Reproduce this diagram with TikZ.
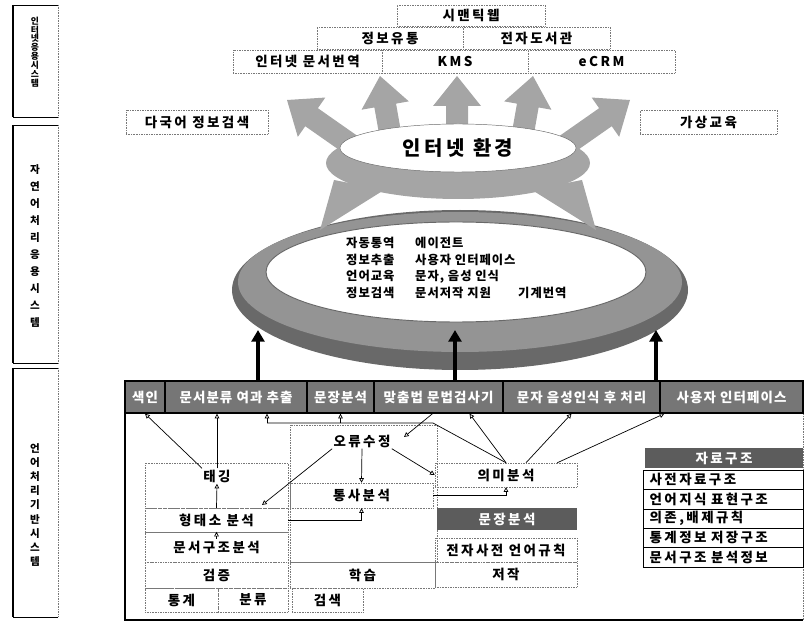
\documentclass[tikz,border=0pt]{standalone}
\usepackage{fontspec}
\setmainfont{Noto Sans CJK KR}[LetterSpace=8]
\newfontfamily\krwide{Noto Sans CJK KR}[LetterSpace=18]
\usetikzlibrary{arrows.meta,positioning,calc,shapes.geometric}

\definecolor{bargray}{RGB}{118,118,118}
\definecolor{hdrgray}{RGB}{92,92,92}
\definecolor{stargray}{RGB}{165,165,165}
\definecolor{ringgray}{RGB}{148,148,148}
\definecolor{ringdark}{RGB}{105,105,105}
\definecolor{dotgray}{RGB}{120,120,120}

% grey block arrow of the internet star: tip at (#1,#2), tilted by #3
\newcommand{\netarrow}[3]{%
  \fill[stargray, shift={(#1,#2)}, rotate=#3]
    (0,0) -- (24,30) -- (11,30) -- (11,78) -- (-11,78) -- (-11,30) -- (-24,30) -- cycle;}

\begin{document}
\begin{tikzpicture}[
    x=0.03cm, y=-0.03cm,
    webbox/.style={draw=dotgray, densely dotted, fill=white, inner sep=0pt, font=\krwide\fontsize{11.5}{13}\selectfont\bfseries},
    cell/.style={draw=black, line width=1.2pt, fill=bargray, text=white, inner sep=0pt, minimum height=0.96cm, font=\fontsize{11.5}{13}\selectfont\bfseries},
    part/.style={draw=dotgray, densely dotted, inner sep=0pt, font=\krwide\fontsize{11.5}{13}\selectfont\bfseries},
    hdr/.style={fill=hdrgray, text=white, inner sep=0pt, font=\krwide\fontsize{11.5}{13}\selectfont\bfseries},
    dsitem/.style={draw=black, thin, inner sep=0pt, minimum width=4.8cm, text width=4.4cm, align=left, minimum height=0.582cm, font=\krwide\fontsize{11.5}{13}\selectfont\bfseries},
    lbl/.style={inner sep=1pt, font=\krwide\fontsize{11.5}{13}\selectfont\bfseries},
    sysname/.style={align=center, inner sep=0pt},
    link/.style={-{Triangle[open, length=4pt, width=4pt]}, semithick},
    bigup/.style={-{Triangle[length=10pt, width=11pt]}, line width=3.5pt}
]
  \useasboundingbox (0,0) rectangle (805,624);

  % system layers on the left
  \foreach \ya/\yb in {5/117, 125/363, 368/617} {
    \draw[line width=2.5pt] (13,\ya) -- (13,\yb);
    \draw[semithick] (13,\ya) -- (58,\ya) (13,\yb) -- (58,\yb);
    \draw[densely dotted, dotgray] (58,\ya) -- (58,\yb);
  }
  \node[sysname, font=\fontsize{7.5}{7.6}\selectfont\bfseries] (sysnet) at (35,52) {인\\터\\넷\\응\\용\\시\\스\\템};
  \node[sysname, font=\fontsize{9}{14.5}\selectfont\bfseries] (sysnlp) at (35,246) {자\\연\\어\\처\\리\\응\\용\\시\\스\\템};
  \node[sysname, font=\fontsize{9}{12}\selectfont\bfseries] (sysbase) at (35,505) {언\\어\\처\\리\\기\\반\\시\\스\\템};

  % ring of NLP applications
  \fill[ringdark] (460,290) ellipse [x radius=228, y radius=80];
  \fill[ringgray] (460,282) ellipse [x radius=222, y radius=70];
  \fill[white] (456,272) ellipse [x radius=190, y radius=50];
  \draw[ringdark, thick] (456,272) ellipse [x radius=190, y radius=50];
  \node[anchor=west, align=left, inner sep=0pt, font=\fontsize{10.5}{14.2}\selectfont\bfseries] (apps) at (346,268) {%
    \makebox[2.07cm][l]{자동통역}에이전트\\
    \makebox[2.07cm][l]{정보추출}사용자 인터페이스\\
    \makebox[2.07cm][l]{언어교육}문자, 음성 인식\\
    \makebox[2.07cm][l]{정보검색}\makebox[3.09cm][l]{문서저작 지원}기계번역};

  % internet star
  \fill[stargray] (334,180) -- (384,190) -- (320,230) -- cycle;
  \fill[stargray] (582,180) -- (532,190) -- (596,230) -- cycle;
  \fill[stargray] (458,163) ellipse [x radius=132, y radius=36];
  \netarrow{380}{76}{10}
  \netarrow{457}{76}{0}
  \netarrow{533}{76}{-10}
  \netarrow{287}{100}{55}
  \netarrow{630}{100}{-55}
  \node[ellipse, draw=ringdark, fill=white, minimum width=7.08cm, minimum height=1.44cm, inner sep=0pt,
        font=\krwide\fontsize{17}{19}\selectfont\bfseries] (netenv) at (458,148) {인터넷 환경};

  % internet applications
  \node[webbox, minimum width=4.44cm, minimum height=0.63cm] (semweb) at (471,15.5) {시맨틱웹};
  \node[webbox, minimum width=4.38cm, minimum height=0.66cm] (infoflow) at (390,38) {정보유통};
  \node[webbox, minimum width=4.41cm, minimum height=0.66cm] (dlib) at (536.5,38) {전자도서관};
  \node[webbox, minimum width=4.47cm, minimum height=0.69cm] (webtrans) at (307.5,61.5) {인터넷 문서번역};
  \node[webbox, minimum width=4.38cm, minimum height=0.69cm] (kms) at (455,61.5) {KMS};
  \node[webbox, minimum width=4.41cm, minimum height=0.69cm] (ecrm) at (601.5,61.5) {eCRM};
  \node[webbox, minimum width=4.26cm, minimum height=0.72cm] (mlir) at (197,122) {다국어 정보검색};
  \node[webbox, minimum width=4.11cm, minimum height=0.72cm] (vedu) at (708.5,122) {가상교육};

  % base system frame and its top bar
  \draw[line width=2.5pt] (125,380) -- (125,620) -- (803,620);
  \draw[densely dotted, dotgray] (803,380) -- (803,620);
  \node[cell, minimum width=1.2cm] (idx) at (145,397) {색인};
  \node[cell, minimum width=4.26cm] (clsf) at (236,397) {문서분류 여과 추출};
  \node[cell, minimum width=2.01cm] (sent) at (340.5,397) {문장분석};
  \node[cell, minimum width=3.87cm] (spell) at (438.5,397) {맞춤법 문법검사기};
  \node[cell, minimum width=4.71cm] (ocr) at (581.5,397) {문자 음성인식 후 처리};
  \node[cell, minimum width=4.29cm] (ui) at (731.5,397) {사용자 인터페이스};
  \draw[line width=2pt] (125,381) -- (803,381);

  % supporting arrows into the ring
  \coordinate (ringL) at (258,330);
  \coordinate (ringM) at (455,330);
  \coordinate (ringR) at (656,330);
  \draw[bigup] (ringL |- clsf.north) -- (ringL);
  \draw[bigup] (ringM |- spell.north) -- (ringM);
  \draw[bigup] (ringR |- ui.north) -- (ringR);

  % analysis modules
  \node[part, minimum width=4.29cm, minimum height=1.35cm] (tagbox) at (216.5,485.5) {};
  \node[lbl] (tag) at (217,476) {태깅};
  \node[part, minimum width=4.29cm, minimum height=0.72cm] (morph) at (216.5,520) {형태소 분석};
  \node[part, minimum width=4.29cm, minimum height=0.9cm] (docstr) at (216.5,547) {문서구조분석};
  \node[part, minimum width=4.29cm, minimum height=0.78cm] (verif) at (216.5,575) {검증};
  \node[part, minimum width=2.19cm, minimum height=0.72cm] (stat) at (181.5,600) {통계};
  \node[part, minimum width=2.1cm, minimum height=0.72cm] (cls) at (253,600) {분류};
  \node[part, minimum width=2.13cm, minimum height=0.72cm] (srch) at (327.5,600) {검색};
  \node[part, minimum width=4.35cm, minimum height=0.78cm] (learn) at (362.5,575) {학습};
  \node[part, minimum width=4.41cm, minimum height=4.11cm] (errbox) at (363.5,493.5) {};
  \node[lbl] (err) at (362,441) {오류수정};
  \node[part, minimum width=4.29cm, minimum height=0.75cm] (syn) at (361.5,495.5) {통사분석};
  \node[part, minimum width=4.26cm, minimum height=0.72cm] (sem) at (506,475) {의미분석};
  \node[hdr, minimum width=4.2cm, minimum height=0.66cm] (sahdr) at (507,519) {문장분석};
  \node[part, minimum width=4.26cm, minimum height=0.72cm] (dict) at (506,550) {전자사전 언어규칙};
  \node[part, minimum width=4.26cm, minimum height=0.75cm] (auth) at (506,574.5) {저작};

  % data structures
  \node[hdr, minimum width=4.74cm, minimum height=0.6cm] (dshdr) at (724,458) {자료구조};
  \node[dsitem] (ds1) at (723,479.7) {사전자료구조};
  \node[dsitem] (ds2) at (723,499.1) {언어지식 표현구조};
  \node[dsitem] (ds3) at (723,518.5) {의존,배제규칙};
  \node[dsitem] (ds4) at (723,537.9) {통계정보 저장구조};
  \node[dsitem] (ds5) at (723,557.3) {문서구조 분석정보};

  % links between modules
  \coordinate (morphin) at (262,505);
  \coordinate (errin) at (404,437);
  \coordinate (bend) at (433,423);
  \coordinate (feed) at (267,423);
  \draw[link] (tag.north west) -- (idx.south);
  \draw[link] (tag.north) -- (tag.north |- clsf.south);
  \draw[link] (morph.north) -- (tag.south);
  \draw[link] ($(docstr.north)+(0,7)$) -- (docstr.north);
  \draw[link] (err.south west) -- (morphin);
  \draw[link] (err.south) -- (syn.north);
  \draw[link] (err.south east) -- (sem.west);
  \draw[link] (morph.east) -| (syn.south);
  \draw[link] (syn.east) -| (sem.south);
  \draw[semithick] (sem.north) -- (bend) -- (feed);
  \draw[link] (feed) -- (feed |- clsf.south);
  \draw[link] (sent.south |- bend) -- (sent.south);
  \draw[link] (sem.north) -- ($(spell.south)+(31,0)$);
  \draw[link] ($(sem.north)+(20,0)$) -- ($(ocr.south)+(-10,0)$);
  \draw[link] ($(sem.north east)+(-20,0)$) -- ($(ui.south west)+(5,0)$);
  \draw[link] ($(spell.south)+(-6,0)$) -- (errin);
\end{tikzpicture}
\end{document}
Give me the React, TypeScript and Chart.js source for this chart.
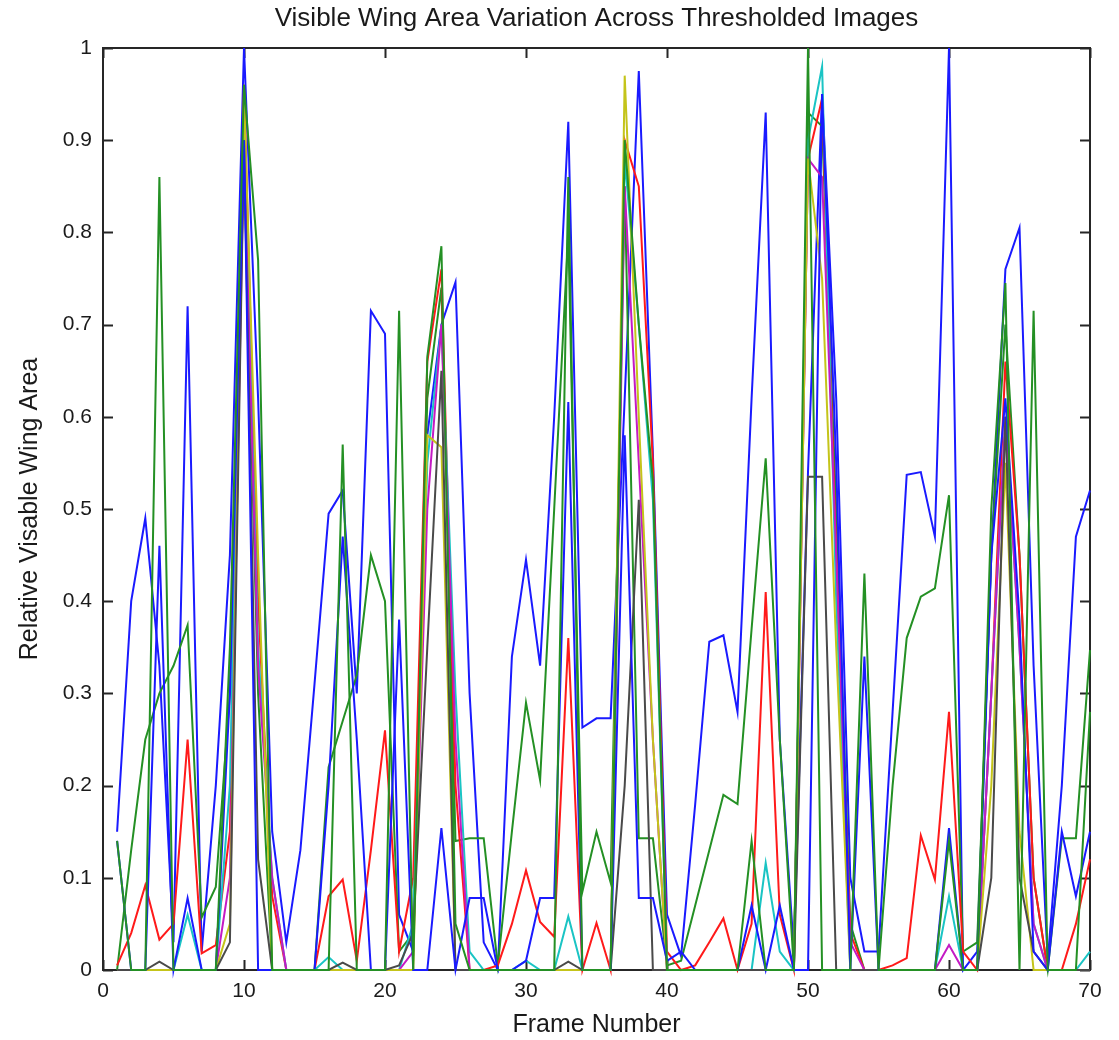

PROBLEM DESCRIPTION
Every line from the top of the material above through the line with "(0,0) -- (24,30)" should be duplicated exactly, please; leave out the pictures.

RESULT FOR THIS TASK
Reproduce this diagram with TikZ.
\documentclass[tikz,border=0pt]{standalone}
\usepackage{fontspec}
\setmainfont{Noto Sans CJK KR}[LetterSpace=8]
\newfontfamily\krwide{Noto Sans CJK KR}[LetterSpace=18]
\usetikzlibrary{arrows.meta,positioning,calc,shapes.geometric}

\definecolor{bargray}{RGB}{118,118,118}
\definecolor{hdrgray}{RGB}{92,92,92}
\definecolor{stargray}{RGB}{165,165,165}
\definecolor{ringgray}{RGB}{148,148,148}
\definecolor{ringdark}{RGB}{105,105,105}
\definecolor{dotgray}{RGB}{120,120,120}

% grey block arrow of the internet star: tip at (#1,#2), tilted by #3
\newcommand{\netarrow}[3]{%
  \fill[stargray, shift={(#1,#2)}, rotate=#3]
    (0,0) -- (24,30) -- (11,30) -- (11,78) -- (-11,78) -- (-11,30) -- (-24,30) -- cycle;}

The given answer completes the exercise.